Seven of the 10 most-traded currencies in Asia outside Japan dropped today on concern exports are dwindling after the region’s biggest markets, including the U.S., Japan, and Europe, fell into a recession.

Taiwan Dollar

Taiwan’s dollar fell as Taiwan Semiconductor Manufacturing Co., the largest maker of chips designed by other companies, slid by the daily limit in Taipei after cutting its profit and sales forecasts for this quarter. The Taiex stock index fell 3.9 percent.

“The stock exchange is heavily skewed toward corporates with large export components,” said Dwyfor Evans, a currency strategist at State Street Global Markets in Hong Kong. “There will be concern about capital outflows if we continue to see local corporates coming under pressure. There’s got to be some sort of managed depreciation in the currency.”

The Malaysian ringgit fell 0.2 percent to 3.6367 per dollar, after touching a two-year low of 3.6455, according to data compiled by Bloomberg. Indonesia’s rupiah lost 2.1 percent to 12,360 per dollar.

Malaysia’s exports may have grown 6.3 percent in October, the least since March, according to a Bloomberg survey of economists before a trade ministry report in two days. Slowing exports dragged down economic growth in the third quarter to the least in three years, the central bank said Nov. 28.
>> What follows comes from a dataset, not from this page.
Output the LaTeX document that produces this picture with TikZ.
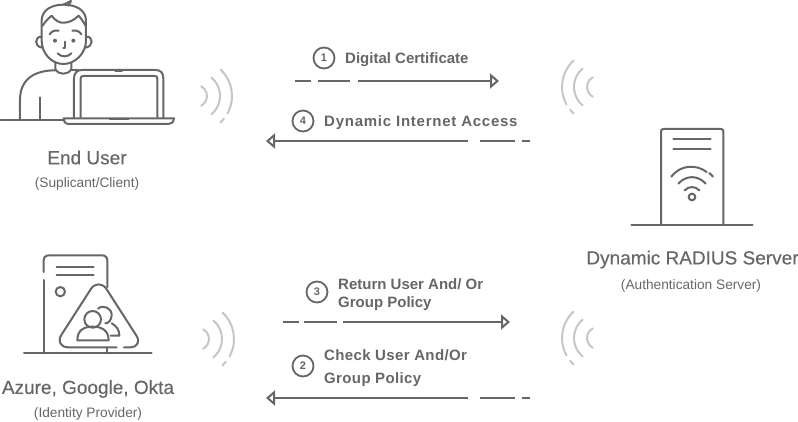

“Negative indicators are going to pull Asian currencies down,” said Yeo Chin Tiong, head of treasury at OSK Investment Bank Bhd. in Kuala Lumpur. “It’s worrying for the ringgit if this trend persists.”

Elsewhere, Thailand’s baht declined 0.2 percent to 35.75 versus the U.S. currency and the Singapore dollar was little changed at S$1.5279 from S$1.5280. The Chinese yuan traded at 6.8885 from 6.8848 and the Vietnamese dong was little changed at 16,977 per dollar.